Mike's Code Review Answers
- E2M1 packing: Confirmed correct — element 2j in low nibble, 2j+1 in high nibble. Suggested hardware oracle with
__nv_cvt_bfloat16raw2_to_fp4x2. - A RowMajor: Confirmed correct — no micro-tiling for A.
- B ColumnMajor: Byte transpose confirmed correct by test. Mike flagged theoretical concern about nibble-level transpose but our test passed.

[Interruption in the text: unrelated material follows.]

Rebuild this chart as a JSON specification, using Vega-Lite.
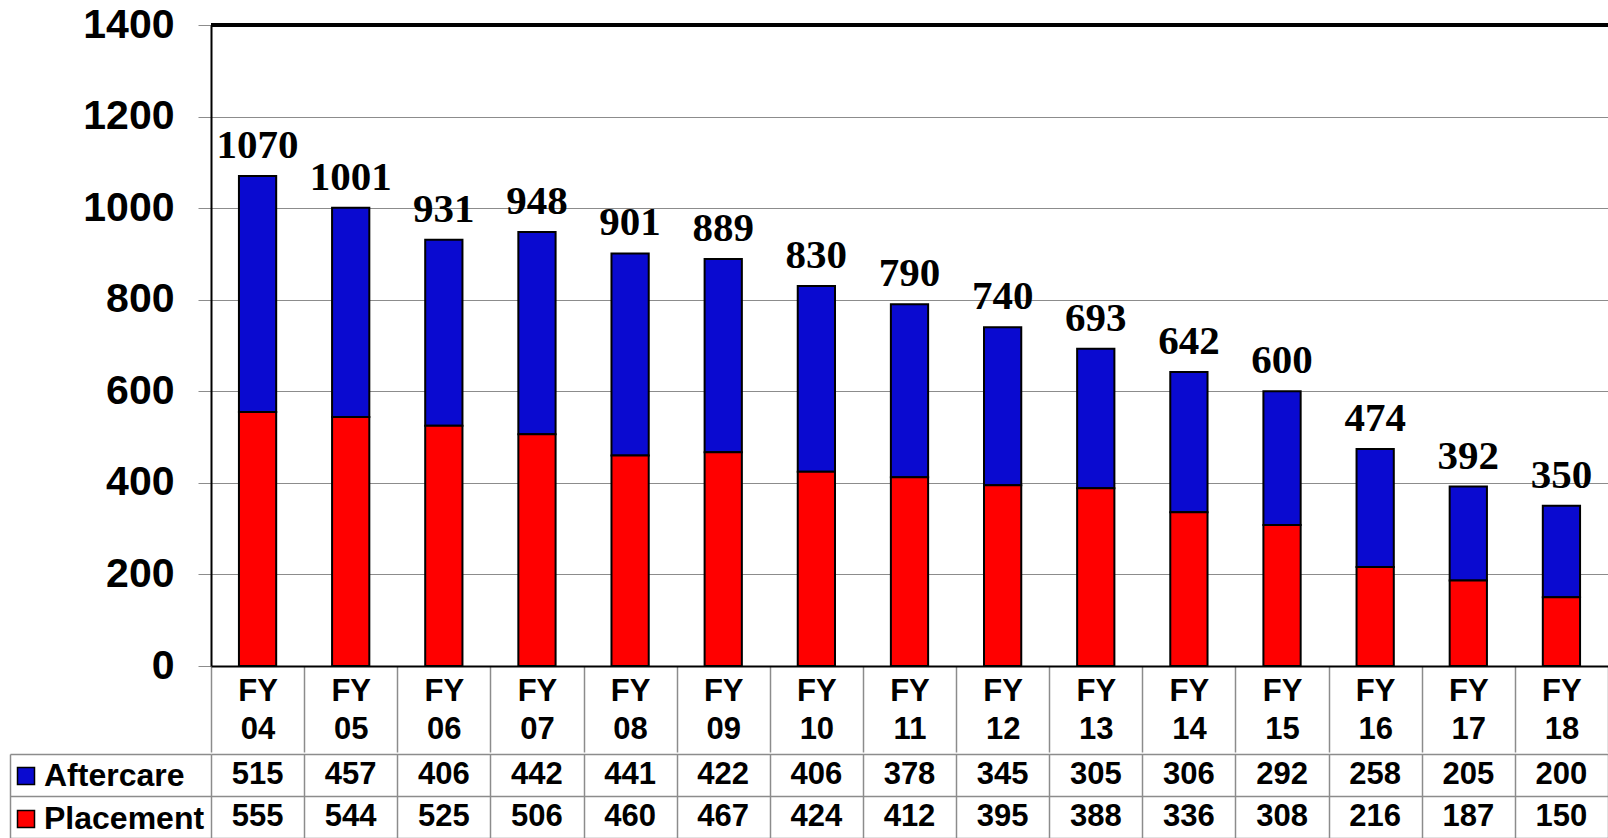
{
  "$schema": "https://vega.github.io/schema/vega-lite/v6.json",
  "background": "white",
  "padding": {"left": 9, "top": 4, "right": 0, "bottom": 0},
  "autosize": {"type": "pad"},
  "spacing": 0,
  "resolve": {"scale": {"color": "independent"}, "legend": {"color": "independent"}},
  "config": {
    "view": {"stroke": null},
    "axis": {"labelColor": "black", "title": null}
  },
  "data": {
    "values": [
      {"fy": "FY 04", "series": "Aftercare", "value": 515},
      {"fy": "FY 04", "series": "Placement", "value": 555},
      {"fy": "FY 05", "series": "Aftercare", "value": 457},
      {"fy": "FY 05", "series": "Placement", "value": 544},
      {"fy": "FY 06", "series": "Aftercare", "value": 406},
      {"fy": "FY 06", "series": "Placement", "value": 525},
      {"fy": "FY 07", "series": "Aftercare", "value": 442},
      {"fy": "FY 07", "series": "Placement", "value": 506},
      {"fy": "FY 08", "series": "Aftercare", "value": 441},
      {"fy": "FY 08", "series": "Placement", "value": 460},
      {"fy": "FY 09", "series": "Aftercare", "value": 422},
      {"fy": "FY 09", "series": "Placement", "value": 467},
      {"fy": "FY 10", "series": "Aftercare", "value": 406},
      {"fy": "FY 10", "series": "Placement", "value": 424},
      {"fy": "FY 11", "series": "Aftercare", "value": 378},
      {"fy": "FY 11", "series": "Placement", "value": 412},
      {"fy": "FY 12", "series": "Aftercare", "value": 345},
      {"fy": "FY 12", "series": "Placement", "value": 395},
      {"fy": "FY 13", "series": "Aftercare", "value": 305},
      {"fy": "FY 13", "series": "Placement", "value": 388},
      {"fy": "FY 14", "series": "Aftercare", "value": 306},
      {"fy": "FY 14", "series": "Placement", "value": 336},
      {"fy": "FY 15", "series": "Aftercare", "value": 292},
      {"fy": "FY 15", "series": "Placement", "value": 308},
      {"fy": "FY 16", "series": "Aftercare", "value": 258},
      {"fy": "FY 16", "series": "Placement", "value": 216},
      {"fy": "FY 17", "series": "Aftercare", "value": 205},
      {"fy": "FY 17", "series": "Placement", "value": 187},
      {"fy": "FY 18", "series": "Aftercare", "value": 200},
      {"fy": "FY 18", "series": "Placement", "value": 150}
    ]
  },
  "vconcat": [
    {
      "width": 1397,
      "height": 641,
      "layer": [
        {
          "mark": {"type": "bar", "stroke": "black", "strokeWidth": 2, "width": {"band": 0.4}},
          "encoding": {
            "x": {
              "field": "fy",
              "type": "ordinal",
              "scale": {"paddingInner": 0, "paddingOuter": 0},
              "axis": {
                "tickBand": "extent",
                "tickSize": 86,
                "tickColor": "#8c8c8c",
                "tickWidth": 1.5,
                "domainColor": "black",
                "domainWidth": 2,
                "labelExpr": "split(datum.label, ' ')",
                "labelFont": "Liberation Sans",
                "labelFontWeight": "bold",
                "labelFontSize": 31,
                "labelLineHeight": 38,
                "labelBaseline": "top",
                "labelPadding": -76,
                "labelAngle": 0,
                "title": null
              }
            },
            "y": {
              "field": "value",
              "type": "quantitative",
              "stack": "zero",
              "scale": {"domain": [0, 1400], "nice": false},
              "axis": {
                "values": [0, 200, 400, 600, 800, 1000, 1200, 1400],
                "format": "d",
                "grid": true,
                "gridColor": "#8c8c8c",
                "gridWidth": 1.2,
                "domainColor": "black",
                "domainWidth": 2,
                "tickColor": "#8c8c8c",
                "tickSize": 13,
                "labelFont": "Liberation Sans",
                "labelFontWeight": "bold",
                "labelFontSize": 41,
                "labelPadding": 24,
                "title": null
              }
            },
            "color": {
              "field": "series",
              "type": "nominal",
              "scale": {"domain": ["Aftercare", "Placement"], "range": ["#0a0ad0", "#ff0000"]},
              "legend": null
            },
            "order": {"field": "series", "sort": "descending"}
          }
        },
        {
          "mark": {
            "type": "text",
            "font": "Liberation Serif",
            "fontWeight": "bold",
            "fontSize": 41,
            "baseline": "alphabetic",
            "dy": -18,
            "color": "black"
          },
          "encoding": {
            "x": {"field": "fy", "type": "ordinal"},
            "y": {"aggregate": "sum", "field": "value", "type": "quantitative"},
            "text": {"aggregate": "sum", "field": "value", "type": "quantitative"}
          }
        },
        {
          "mark": {"type": "rule", "stroke": "black", "strokeWidth": 2.5},
          "encoding": {"y": {"datum": 1400}}
        }
      ]
    },
    {
      "width": 1397,
      "height": 84,
      "resolve": {"axis": {"y": "independent"}},
      "layer": [
        {
          "mark": {
            "type": "text",
            "font": "Liberation Sans",
            "fontWeight": "bold",
            "fontSize": 31,
            "baseline": "middle",
            "color": "black"
          },
          "encoding": {
            "x": {
              "field": "fy",
              "type": "ordinal",
              "scale": {"paddingInner": 0, "paddingOuter": 0},
              "axis": {
                "tickBand": "extent",
                "grid": true,
                "gridColor": "#8c8c8c",
                "gridWidth": 1.5,
                "labels": false,
                "ticks": false,
                "domain": false,
                "title": null
              }
            },
            "y": {
              "field": "series",
              "type": "nominal",
              "scale": {"domain": ["Aftercare", "Placement"], "paddingInner": 0, "paddingOuter": 0},
              "axis": {
                "tickBand": "extent",
                "grid": true,
                "gridColor": "#8c8c8c",
                "gridWidth": 1.5,
                "ticks": true,
                "tickSize": 201,
                "tickColor": "#8c8c8c",
                "tickWidth": 1.5,
                "labels": false,
                "domain": false,
                "title": null
              }
            },
            "text": {"field": "value", "type": "quantitative"}
          }
        },
        {
          "mark": {"type": "square", "opacity": 0, "size": 10},
          "encoding": {
            "x": {"field": "fy", "type": "ordinal"},
            "y": {
              "field": "series",
              "type": "nominal",
              "axis": {
                "orient": "left",
                "offset": 201,
                "domain": true,
                "domainColor": "#8c8c8c",
                "domainWidth": 1.5,
                "ticks": false,
                "labels": false,
                "grid": false,
                "title": null
              }
            },
            "color": {
              "field": "series",
              "type": "nominal",
              "scale": {"domain": ["Aftercare", "Placement"], "range": ["#0a0ad0", "#ff0000"]},
              "legend": {
                "title": null,
                "orient": "none",
                "legendX": -201,
                "legendY": 6,
                "direction": "vertical",
                "symbolType": "square",
                "symbolSize": 289,
                "symbolStrokeColor": "black",
                "symbolStrokeWidth": 1.5,
                "symbolOpacity": 1,
                "labelFont": "Liberation Sans",
                "labelFontWeight": "bold",
                "labelFontSize": 32,
                "labelColor": "black",
                "labelOffset": 2,
                "labelLimit": 0,
                "rowPadding": 11,
                "padding": 0
              }
            }
          }
        }
      ]
    }
  ]
}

- Alpha/global scale: Mike suggested
alpha = input_scale * weight_scale_2(from checkpoint). We tried it — wrong for activation normalization. The correct use ofinput_scalein our pipeline is still TBD. - Gate/up correction: Mathematically valid.
up_half *= up_weight_gs / gate_weight_gsis equivalent to per-column alpha.
Architecture Notes
NVFP4 MoE Pipeline
stage_activation(hidden_states) → x_fp4, x_sf, input_global_scale
L1 GEMM: (x_fp4, x_sf) @ (l1_w, l1_sf) with alpha=igs*l1_global_sf → gate_up
SiLU(gate) * up → activated
stage_activation(activated) → l1_fp4, l1_sf, l1_igs
L2 GEMM: (l1_fp4, l1_sf) @ (l2_w, l2_sf) with alpha=l1_igs*l2_global_sf → output
scatter with routing weights → y
Per-element multiply order
res += A_fp4 * SFA_fp8 * B_fp4 * SFB_fp8
Next Steps
- Compare against BF16 model — run the same prompt on a known-good implementation to see if the attention layers are working and only MoE is broken
- Check the vLLM model integration — how does the MoE output get mixed with the residual? Is
hc_postcorrect? - Understand the Quark input_scale contract — maybe we need to NOT quantize activations to FP4 and instead use BF16 input
- Add per-layer token output logging — see which layer the tokens go off the rails
- Check o_a_proj BF16 handling — it's kept in BF16 in the checkpoint, is it being processed correctly?